▶ Do this: Your task is to copy the listing exactly, with the pictures left out.

-- START --

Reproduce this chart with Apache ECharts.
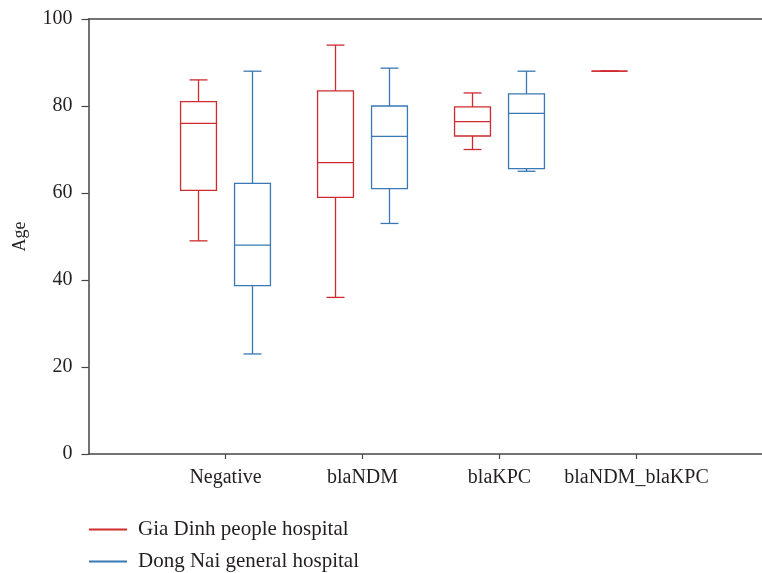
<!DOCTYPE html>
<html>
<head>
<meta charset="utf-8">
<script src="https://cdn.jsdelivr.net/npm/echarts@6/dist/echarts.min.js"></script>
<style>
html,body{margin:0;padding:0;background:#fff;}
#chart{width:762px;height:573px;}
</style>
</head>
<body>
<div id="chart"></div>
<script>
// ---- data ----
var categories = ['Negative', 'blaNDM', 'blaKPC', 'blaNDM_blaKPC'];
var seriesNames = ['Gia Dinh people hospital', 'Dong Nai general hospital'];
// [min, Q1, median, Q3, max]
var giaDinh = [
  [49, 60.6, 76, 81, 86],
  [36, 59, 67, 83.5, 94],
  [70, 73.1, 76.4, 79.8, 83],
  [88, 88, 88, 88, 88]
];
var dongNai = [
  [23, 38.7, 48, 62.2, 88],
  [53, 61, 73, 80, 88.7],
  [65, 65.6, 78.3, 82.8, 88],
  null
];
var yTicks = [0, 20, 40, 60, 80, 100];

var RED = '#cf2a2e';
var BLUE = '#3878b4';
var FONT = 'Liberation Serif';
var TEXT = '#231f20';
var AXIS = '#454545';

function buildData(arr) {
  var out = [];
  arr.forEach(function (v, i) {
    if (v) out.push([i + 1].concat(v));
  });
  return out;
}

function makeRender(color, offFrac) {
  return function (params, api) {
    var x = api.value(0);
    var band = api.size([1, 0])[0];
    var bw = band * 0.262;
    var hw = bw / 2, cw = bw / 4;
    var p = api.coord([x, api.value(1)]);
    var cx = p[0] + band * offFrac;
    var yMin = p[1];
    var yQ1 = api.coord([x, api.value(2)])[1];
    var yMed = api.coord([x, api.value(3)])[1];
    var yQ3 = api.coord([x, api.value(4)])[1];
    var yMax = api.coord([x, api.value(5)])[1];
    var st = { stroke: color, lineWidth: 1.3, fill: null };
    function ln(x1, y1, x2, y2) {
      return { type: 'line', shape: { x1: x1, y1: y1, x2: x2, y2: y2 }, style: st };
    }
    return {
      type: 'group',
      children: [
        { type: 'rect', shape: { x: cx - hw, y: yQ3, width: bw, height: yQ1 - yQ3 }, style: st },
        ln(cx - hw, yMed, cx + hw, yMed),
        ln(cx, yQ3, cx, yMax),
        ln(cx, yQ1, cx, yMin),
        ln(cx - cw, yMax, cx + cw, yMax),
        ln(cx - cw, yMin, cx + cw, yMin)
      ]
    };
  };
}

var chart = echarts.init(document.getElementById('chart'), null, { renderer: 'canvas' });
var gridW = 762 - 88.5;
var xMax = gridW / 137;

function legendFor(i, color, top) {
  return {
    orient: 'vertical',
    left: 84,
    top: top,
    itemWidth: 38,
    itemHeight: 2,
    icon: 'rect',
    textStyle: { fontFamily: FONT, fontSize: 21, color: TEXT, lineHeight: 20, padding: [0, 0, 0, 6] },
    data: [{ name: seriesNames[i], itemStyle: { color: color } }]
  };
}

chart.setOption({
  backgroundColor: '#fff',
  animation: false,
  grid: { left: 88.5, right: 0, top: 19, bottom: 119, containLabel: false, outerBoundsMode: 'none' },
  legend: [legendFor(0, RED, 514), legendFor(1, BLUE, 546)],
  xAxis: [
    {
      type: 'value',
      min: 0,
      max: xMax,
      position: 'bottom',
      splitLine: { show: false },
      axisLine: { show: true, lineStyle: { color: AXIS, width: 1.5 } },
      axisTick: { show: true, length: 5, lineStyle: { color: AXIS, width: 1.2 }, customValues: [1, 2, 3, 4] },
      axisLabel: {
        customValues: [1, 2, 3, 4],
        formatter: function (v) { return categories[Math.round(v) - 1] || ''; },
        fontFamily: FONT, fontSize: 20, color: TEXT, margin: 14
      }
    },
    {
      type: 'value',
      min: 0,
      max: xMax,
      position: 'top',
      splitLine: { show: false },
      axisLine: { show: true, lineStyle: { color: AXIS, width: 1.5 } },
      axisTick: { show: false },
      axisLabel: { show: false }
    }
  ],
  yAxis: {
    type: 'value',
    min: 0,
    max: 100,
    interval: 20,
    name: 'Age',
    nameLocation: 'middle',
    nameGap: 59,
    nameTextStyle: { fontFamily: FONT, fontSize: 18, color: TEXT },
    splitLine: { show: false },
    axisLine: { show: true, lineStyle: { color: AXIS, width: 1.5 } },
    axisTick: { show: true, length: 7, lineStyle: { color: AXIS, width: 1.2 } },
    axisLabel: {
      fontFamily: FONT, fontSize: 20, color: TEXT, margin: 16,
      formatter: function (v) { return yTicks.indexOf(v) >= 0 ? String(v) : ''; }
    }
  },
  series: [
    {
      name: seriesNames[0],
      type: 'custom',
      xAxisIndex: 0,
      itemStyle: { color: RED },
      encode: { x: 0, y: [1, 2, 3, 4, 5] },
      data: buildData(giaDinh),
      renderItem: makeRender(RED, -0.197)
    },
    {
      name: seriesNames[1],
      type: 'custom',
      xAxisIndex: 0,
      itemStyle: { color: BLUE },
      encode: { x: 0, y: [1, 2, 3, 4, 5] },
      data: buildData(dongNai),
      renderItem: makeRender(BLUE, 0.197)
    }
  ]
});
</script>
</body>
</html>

-- END --

▶ The reply:
Reproduce this chart with Apache ECharts.
<!DOCTYPE html>
<html>
<head>
<meta charset="utf-8">
<script src="https://cdn.jsdelivr.net/npm/echarts@6/dist/echarts.min.js"></script>
<style>
html,body{margin:0;padding:0;background:#fff;}
#chart{width:762px;height:573px;}
</style>
</head>
<body>
<div id="chart"></div>
<script>
// ---- data ----
var categories = ['Negative', 'blaNDM', 'blaKPC', 'blaNDM_blaKPC'];
var seriesNames = ['Gia Dinh people hospital', 'Dong Nai general hospital'];
// [min, Q1, median, Q3, max]
var giaDinh = [
  [49, 60.6, 76, 81, 86],
  [36, 59, 67, 83.5, 94],
  [70, 73.1, 76.4, 79.8, 83],
  [88, 88, 88, 88, 88]
];
var dongNai = [
  [23, 38.7, 48, 62.2, 88],
  [53, 61, 73, 80, 88.7],
  [65, 65.6, 78.3, 82.8, 88],
  null
];
var yTicks = [0, 20, 40, 60, 80, 100];

var RED = '#cf2a2e';
var BLUE = '#3878b4';
var FONT = 'Liberation Serif';
var TEXT = '#231f20';
var AXIS = '#454545';

function buildData(arr) {
  var out = [];
  arr.forEach(function (v, i) {
    if (v) out.push([i + 1].concat(v));
  });
  return out;
}

function makeRender(color, offFrac) {
  return function (params, api) {
    var x = api.value(0);
    var band = api.size([1, 0])[0];
    var bw = band * 0.262;
    var hw = bw / 2, cw = bw / 4;
    var p = api.coord([x, api.value(1)]);
    var cx = p[0] + band * offFrac;
    var yMin = p[1];
    var yQ1 = api.coord([x, api.value(2)])[1];
    var yMed = api.coord([x, api.value(3)])[1];
    var yQ3 = api.coord([x, api.value(4)])[1];
    var yMax = api.coord([x, api.value(5)])[1];
    var st = { stroke: color, lineWidth: 1.3, fill: null };
    function ln(x1, y1, x2, y2) {
      return { type: 'line', shape: { x1: x1, y1: y1, x2: x2, y2: y2 }, style: st };
    }
    return {
      type: 'group',
      children: [
        { type: 'rect', shape: { x: cx - hw, y: yQ3, width: bw, height: yQ1 - yQ3 }, style: st },
        ln(cx - hw, yMed, cx + hw, yMed),
        ln(cx, yQ3, cx, yMax),
        ln(cx, yQ1, cx, yMin),
        ln(cx - cw, yMax, cx + cw, yMax),
        ln(cx - cw, yMin, cx + cw, yMin)
      ]
    };
  };
}

var chart = echarts.init(document.getElementById('chart'), null, { renderer: 'canvas' });
var gridW = 762 - 88.5;
var xMax = gridW / 137;

function legendFor(i, color, top) {
  return {
    orient: 'vertical',
    left: 84,
    top: top,
    itemWidth: 38,
    itemHeight: 2,
    icon: 'rect',
    textStyle: { fontFamily: FONT, fontSize: 21, color: TEXT, lineHeight: 20, padding: [0, 0, 0, 6] },
    data: [{ name: seriesNames[i], itemStyle: { color: color } }]
  };
}

chart.setOption({
  backgroundColor: '#fff',
  animation: false,
  grid: { left: 88.5, right: 0, top: 19, bottom: 119, containLabel: false, outerBoundsMode: 'none' },
  legend: [legendFor(0, RED, 514), legendFor(1, BLUE, 546)],
  xAxis: [
    {
      type: 'value',
      min: 0,
      max: xMax,
      position: 'bottom',
      splitLine: { show: false },
      axisLine: { show: true, lineStyle: { color: AXIS, width: 1.5 } },
      axisTick: { show: true, length: 5, lineStyle: { color: AXIS, width: 1.2 }, customValues: [1, 2, 3, 4] },
      axisLabel: {
        customValues: [1, 2, 3, 4],
        formatter: function (v) { return categories[Math.round(v) - 1] || ''; },
        fontFamily: FONT, fontSize: 20, color: TEXT, margin: 14
      }
    },
    {
      type: 'value',
      min: 0,
      max: xMax,
      position: 'top',
      splitLine: { show: false },
      axisLine: { show: true, lineStyle: { color: AXIS, width: 1.5 } },
      axisTick: { show: false },
      axisLabel: { show: false }
    }
  ],
  yAxis: {
    type: 'value',
    min: 0,
    max: 100,
    interval: 20,
    name: 'Age',
    nameLocation: 'middle',
    nameGap: 59,
    nameTextStyle: { fontFamily: FONT, fontSize: 18, color: TEXT },
    splitLine: { show: false },
    axisLine: { show: true, lineStyle: { color: AXIS, width: 1.5 } },
    axisTick: { show: true, length: 7, lineStyle: { color: AXIS, width: 1.2 } },
    axisLabel: {
      fontFamily: FONT, fontSize: 20, color: TEXT, margin: 16,
      formatter: function (v) { return yTicks.indexOf(v) >= 0 ? String(v) : ''; }
    }
  },
  series: [
    {
      name: seriesNames[0],
      type: 'custom',
      xAxisIndex: 0,
      itemStyle: { color: RED },
      encode: { x: 0, y: [1, 2, 3, 4, 5] },
      data: buildData(giaDinh),
      renderItem: makeRender(RED, -0.197)
    },
    {
      name: seriesNames[1],
      type: 'custom',
      xAxisIndex: 0,
      itemStyle: { color: BLUE },
      encode: { x: 0, y: [1, 2, 3, 4, 5] },
      data: buildData(dongNai),
      renderItem: makeRender(BLUE, 0.197)
    }
  ]
});
</script>
</body>
</html>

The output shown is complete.